In DIG, Wilson recalls retracing the same West Texas landscape her grandfather studied, photographing the same features and even scattering his ashes over the desert. She now holds the title of artist in residence at the Vertebrate Paleontology Collections that he founded more than seventy years ago. “I wish I could have had the chance to join him in the field,” she says. “For now, I am content with becoming a master fossil finder and an interested gleaner of information from the experts around me. I am grateful for this new part of my life. I love being entrenched in the landscape under sunny skies, fully present and focused, discovering 40-million-year-old bones. It really offers some perspective on things.”
Soon Texans will have more chances to see Wilson’s work in person. In Austin, Claire Oswalt’s studio at the Charles Moore Foundation will host a preview of her upcoming art show by appointment from April 27–May 3. And then from June 1–30, the larger show, which will showcase Wilson’s images of West Texas landscapes, fossils collected by her grandfather, as well as original art, will be up in Marfa at the Do Right Hall.

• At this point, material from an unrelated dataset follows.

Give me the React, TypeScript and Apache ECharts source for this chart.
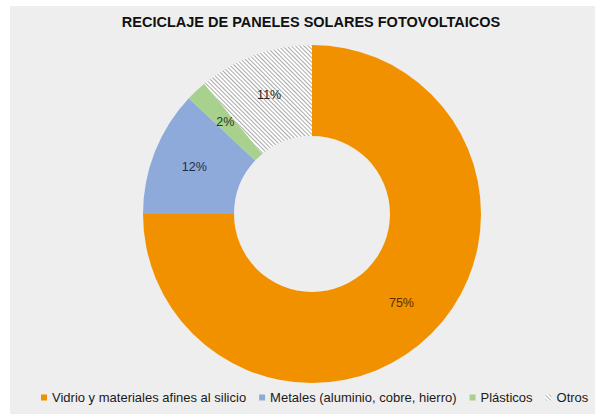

Wilson partnered with Refractory, a Chicago design studio, foundry, and glassworks atelier, to create a cast glass sculpture of a saber-toothed cat skull, and the multimedia show will include fossil casts on loan from UT’s Paleontology Collections. Wilson will also discuss her book at the Marfa Agave Festival, which runs June 1–4.
In the meantime, Wilson continues to work on documentary films with her husband, director Keith Maitland, as well as her commercial photography. “But there’s so much to discover and create at the confluence of science and art,” she says, “and I know there’s more of that in my future.”
Wilson is also passing on the family passion to the next generation. She’s taken her seven-year-old son, Theo, to Shoal Creek in Austin, where he likes to spot ancient oyster shells and glittery pyrite. He’s proud of his collection at home in Austin, which, she says, he keeps in meticulous order. “If you were to ask him what he wants to be when he grows up, he will not hesitate to tell you that he’s going to be a paleontologist.”